[Start of SOURCE DATA]

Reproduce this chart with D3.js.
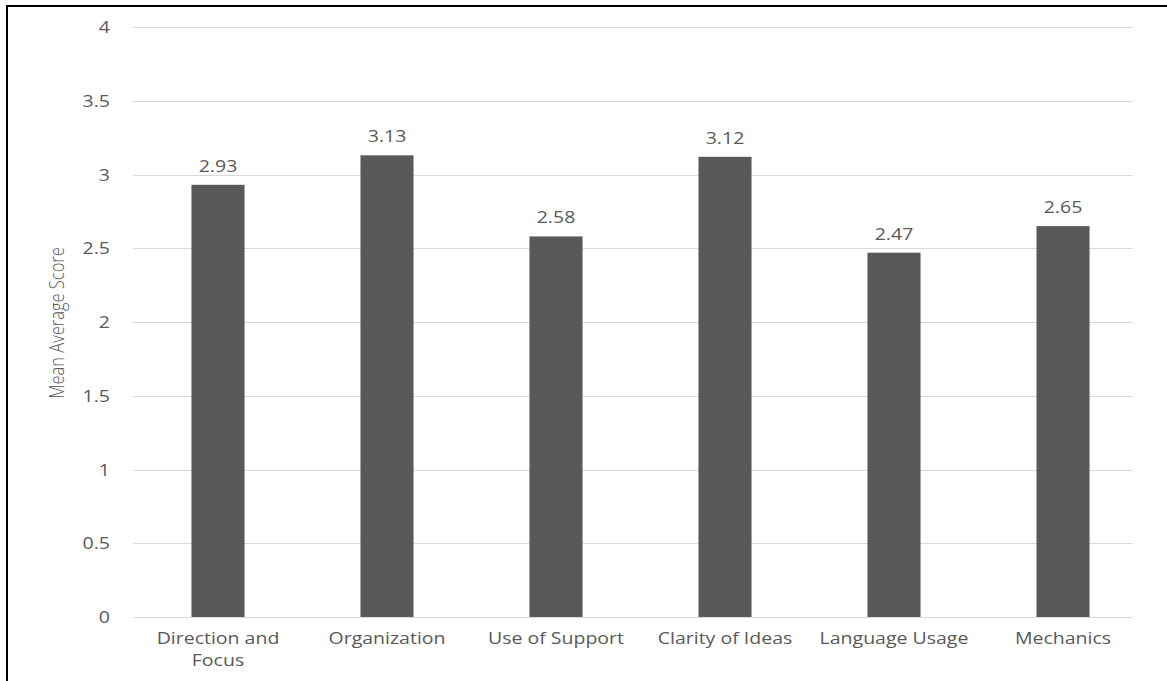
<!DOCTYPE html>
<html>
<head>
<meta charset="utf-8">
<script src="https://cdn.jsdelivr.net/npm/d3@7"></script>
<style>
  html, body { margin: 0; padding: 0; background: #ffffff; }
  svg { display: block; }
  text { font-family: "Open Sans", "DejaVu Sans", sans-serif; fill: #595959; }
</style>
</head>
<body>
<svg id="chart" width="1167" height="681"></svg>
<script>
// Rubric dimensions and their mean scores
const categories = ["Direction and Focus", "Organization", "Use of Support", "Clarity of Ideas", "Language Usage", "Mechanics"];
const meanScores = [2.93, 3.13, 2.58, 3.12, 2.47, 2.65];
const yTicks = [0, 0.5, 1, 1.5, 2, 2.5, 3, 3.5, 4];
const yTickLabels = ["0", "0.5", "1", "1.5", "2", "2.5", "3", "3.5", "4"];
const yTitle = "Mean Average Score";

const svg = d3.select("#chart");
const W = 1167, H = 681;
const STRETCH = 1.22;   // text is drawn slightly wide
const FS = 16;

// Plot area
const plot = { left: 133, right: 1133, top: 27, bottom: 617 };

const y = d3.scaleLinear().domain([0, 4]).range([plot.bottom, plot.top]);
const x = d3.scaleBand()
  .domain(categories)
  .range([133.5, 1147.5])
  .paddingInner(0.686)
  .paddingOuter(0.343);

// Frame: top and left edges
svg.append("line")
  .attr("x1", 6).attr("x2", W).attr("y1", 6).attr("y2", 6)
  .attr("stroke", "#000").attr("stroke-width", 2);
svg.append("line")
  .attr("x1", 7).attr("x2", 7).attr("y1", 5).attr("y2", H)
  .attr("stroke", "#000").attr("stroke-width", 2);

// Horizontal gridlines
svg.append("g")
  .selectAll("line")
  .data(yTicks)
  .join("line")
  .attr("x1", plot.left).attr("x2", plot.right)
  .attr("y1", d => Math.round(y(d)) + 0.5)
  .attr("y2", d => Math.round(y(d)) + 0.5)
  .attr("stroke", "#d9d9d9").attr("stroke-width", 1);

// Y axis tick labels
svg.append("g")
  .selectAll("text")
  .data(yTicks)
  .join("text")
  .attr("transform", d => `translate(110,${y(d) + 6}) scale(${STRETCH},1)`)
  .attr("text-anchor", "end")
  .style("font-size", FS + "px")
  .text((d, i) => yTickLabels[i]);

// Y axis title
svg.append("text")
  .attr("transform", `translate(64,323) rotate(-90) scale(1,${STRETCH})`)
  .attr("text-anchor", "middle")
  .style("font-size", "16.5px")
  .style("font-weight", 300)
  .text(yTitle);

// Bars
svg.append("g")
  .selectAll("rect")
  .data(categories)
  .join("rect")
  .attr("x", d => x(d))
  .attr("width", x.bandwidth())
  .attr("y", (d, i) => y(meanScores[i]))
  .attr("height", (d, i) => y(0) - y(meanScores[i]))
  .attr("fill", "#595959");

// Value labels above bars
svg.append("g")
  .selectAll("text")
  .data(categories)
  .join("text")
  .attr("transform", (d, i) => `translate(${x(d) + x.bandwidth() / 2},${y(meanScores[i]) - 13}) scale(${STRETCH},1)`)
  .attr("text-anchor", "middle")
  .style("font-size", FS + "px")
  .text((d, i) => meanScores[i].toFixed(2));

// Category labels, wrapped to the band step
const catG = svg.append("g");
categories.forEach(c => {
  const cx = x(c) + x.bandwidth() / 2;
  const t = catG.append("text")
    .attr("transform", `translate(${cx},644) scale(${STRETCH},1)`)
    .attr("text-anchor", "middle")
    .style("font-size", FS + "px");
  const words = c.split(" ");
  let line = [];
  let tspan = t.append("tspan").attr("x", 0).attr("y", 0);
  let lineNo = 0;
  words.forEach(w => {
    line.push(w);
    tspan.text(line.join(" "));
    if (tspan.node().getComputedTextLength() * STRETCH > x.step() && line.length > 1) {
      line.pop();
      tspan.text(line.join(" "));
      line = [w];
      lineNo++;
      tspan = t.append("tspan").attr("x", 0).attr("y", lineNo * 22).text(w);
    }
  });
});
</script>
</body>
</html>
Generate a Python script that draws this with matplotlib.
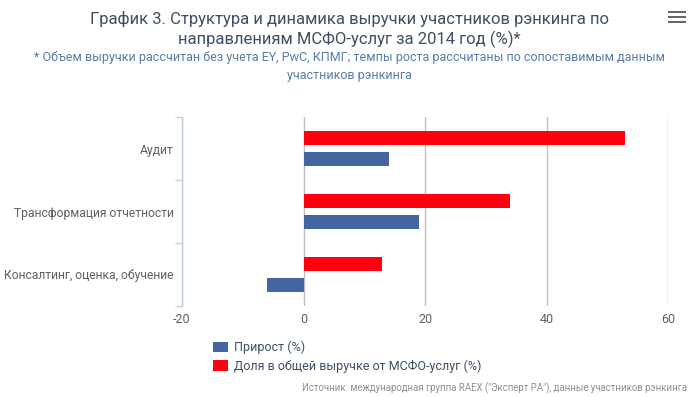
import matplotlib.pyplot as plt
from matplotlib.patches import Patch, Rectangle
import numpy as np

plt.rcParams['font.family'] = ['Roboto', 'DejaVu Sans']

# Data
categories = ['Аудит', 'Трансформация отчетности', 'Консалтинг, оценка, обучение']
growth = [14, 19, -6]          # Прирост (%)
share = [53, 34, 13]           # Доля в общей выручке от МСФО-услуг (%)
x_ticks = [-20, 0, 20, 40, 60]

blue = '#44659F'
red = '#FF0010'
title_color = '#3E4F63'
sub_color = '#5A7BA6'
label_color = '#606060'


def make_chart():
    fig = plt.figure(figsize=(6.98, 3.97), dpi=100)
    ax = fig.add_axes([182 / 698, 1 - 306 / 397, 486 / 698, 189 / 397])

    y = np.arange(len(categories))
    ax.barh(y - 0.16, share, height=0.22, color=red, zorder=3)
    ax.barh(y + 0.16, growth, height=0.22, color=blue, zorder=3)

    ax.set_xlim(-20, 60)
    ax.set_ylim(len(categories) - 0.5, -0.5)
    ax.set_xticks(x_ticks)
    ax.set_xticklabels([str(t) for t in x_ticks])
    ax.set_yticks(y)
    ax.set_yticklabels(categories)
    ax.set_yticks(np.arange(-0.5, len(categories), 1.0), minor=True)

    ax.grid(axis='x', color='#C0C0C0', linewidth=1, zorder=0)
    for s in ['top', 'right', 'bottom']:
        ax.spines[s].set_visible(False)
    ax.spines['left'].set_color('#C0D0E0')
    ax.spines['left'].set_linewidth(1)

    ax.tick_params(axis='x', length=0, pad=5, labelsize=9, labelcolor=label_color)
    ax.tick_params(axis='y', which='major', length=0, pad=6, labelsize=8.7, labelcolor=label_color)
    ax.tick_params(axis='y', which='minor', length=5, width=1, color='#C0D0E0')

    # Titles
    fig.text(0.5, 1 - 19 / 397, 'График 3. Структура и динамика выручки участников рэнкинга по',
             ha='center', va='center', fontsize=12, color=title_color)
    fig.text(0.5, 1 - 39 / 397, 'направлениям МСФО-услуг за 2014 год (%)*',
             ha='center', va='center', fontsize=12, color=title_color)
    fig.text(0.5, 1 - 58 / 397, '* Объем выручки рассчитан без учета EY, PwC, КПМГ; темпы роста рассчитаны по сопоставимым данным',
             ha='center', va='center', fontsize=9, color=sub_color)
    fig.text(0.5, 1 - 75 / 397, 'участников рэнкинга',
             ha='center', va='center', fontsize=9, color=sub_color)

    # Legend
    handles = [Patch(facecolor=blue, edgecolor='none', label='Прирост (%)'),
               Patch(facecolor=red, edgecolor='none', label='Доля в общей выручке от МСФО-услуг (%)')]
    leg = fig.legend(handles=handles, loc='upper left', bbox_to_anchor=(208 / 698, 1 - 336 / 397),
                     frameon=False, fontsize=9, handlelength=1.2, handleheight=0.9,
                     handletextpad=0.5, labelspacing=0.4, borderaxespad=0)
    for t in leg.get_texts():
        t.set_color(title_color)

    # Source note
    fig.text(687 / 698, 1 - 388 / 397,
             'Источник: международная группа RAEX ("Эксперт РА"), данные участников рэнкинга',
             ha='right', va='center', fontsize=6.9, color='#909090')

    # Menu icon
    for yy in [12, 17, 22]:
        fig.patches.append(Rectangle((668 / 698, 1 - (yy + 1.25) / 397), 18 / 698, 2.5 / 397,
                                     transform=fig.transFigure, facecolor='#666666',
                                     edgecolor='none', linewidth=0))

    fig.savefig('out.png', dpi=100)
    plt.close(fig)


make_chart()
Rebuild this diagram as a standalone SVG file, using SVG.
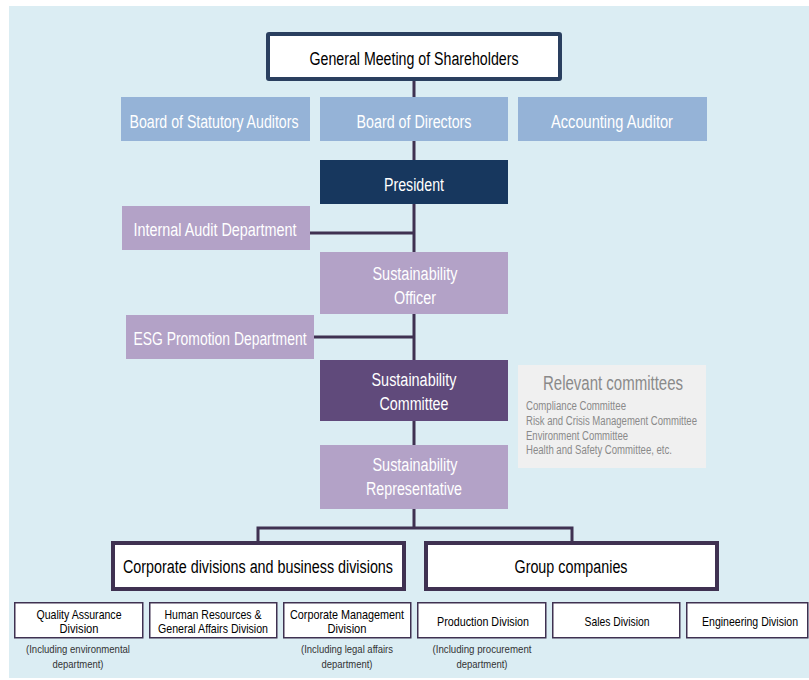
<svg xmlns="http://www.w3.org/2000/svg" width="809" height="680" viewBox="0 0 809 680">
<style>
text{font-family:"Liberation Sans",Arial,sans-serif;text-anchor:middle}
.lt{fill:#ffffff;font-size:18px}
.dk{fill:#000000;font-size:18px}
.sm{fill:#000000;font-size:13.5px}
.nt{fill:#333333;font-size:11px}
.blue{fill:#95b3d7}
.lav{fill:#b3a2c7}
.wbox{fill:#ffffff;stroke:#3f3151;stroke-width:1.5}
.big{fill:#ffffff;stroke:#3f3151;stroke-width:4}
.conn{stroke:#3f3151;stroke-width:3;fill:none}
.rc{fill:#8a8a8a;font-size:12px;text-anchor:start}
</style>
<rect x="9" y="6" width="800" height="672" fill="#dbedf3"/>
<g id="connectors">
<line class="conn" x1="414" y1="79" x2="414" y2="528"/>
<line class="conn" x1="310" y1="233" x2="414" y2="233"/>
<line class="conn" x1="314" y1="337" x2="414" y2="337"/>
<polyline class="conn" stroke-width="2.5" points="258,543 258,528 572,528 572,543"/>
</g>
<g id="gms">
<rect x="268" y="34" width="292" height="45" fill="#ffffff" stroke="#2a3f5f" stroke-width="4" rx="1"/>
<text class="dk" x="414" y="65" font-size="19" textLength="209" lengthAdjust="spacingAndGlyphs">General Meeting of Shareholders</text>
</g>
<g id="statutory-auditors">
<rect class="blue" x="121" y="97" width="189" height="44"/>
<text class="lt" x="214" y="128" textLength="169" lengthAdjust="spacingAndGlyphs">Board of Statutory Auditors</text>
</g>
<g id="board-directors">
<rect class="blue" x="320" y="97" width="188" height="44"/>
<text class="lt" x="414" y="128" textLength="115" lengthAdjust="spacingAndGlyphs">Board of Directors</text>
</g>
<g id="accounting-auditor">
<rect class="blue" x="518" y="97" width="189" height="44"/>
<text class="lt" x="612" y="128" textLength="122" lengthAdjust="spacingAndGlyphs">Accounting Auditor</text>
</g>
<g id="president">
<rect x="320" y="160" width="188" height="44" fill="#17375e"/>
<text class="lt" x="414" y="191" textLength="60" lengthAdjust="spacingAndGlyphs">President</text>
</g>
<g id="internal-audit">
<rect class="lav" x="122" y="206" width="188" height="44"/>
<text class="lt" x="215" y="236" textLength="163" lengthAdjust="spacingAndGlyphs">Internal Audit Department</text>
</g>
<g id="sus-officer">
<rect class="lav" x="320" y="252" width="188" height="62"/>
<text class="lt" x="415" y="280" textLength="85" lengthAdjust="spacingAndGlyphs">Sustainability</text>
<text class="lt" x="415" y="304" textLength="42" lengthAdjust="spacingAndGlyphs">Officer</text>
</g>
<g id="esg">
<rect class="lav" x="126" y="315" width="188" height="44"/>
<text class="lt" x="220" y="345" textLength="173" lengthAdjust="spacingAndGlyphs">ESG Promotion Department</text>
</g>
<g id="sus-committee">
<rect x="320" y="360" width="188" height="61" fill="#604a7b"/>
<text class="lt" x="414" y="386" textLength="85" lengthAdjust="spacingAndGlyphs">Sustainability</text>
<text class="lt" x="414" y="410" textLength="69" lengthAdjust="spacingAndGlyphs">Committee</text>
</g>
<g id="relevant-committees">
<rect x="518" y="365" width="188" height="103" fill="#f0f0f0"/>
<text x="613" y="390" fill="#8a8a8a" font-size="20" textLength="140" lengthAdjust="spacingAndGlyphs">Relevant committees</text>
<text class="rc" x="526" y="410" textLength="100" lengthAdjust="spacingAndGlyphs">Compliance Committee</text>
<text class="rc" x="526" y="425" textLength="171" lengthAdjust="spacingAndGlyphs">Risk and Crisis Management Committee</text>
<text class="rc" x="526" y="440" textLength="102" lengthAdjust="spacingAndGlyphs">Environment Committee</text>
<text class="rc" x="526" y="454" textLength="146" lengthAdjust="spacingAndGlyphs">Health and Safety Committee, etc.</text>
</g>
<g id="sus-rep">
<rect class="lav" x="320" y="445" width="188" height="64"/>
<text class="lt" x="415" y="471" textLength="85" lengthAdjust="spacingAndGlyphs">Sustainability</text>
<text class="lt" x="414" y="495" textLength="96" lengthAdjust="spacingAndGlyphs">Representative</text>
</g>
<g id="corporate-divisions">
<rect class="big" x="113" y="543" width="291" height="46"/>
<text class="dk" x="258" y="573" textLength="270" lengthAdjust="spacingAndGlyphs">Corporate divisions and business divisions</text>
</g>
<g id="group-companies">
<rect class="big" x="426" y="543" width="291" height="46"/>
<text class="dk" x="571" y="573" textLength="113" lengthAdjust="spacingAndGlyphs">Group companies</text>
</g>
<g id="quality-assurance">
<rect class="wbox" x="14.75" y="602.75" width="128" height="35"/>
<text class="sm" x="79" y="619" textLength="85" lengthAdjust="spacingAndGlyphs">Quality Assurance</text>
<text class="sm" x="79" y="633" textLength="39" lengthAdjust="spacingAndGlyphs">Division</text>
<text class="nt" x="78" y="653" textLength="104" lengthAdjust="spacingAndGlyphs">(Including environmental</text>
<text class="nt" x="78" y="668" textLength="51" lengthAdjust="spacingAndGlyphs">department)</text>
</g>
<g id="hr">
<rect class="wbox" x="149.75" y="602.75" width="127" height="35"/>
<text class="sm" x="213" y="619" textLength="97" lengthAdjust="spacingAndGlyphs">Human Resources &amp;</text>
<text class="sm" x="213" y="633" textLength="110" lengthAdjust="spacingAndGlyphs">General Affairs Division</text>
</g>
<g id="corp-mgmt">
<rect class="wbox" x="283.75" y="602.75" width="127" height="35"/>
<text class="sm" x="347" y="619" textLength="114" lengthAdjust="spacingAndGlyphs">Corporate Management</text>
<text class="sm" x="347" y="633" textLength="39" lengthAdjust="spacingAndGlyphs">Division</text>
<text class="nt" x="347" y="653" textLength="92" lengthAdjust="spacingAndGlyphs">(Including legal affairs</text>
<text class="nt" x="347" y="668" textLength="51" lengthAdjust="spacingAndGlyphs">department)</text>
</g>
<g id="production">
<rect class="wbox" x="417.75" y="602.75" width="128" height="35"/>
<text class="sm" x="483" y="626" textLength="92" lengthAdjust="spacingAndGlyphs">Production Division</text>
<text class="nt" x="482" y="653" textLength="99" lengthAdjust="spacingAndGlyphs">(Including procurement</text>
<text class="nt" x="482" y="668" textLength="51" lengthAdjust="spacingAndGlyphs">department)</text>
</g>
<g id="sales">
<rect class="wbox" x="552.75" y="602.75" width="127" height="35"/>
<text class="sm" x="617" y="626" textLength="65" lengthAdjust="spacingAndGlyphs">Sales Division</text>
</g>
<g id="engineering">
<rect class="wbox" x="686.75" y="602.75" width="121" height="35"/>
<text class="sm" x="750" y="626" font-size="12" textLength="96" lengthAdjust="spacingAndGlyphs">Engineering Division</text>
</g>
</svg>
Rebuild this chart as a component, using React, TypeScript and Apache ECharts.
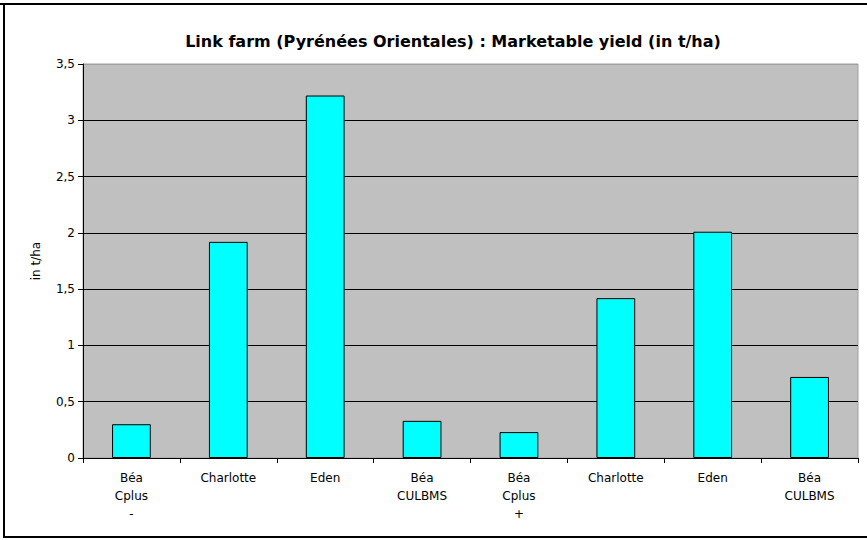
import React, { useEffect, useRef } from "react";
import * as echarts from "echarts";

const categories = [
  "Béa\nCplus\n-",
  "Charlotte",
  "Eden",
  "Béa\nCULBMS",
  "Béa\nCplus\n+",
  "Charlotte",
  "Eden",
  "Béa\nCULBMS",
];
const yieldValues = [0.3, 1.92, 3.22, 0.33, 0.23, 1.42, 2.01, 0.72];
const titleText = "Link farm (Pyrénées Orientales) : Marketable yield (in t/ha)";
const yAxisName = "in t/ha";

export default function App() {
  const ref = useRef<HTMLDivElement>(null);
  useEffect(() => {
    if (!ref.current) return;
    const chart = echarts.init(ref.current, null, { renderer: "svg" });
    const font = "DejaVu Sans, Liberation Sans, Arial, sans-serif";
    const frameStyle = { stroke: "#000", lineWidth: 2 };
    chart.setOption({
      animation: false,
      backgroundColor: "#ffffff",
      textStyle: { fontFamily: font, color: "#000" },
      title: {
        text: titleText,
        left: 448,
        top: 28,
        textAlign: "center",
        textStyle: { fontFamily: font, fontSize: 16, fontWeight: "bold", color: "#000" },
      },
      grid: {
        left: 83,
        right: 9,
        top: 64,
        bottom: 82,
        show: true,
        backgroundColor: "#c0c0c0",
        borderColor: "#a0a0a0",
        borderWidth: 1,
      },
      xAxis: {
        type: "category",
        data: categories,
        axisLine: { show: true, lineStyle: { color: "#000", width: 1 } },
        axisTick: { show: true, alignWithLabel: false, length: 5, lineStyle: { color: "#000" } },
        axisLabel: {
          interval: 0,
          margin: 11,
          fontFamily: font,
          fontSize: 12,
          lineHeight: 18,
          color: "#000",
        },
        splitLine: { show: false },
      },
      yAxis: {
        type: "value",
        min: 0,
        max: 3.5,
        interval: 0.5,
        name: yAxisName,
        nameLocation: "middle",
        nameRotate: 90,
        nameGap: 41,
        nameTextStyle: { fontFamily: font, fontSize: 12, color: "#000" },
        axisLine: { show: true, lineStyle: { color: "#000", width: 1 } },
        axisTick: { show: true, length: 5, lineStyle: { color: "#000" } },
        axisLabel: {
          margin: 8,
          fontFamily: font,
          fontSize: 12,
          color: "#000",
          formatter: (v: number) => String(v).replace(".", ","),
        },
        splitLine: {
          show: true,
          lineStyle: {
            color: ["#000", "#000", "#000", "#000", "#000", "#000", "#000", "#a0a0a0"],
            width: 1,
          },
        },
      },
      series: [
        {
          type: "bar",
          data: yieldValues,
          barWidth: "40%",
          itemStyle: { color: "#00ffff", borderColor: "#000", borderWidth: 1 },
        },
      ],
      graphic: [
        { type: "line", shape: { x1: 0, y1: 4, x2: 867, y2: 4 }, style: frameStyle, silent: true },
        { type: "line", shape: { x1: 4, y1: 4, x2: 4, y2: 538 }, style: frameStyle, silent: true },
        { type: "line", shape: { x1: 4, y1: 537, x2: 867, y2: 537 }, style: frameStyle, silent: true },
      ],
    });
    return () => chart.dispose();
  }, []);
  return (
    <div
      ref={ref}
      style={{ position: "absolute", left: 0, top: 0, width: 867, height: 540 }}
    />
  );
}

[End of SOURCE DATA]

EXERCISE PROMPT. Going back to the data above, write out everything from the line with "Generate a Python" down to the line with "ax = fig.add_axes([182", both included, leaving every picture out.

EXERCISE ANSWER.
Generate a Python script that draws this with matplotlib.
import matplotlib.pyplot as plt
from matplotlib.patches import Patch, Rectangle
import numpy as np

plt.rcParams['font.family'] = ['Roboto', 'DejaVu Sans']

# Data
categories = ['Аудит', 'Трансформация отчетности', 'Консалтинг, оценка, обучение']
growth = [14, 19, -6]          # Прирост (%)
share = [53, 34, 13]           # Доля в общей выручке от МСФО-услуг (%)
x_ticks = [-20, 0, 20, 40, 60]

blue = '#44659F'
red = '#FF0010'
title_color = '#3E4F63'
sub_color = '#5A7BA6'
label_color = '#606060'


def make_chart():
    fig = plt.figure(figsize=(6.98, 3.97), dpi=100)
    ax = fig.add_axes([182 / 698, 1 - 306 / 397, 486 / 698, 189 / 397])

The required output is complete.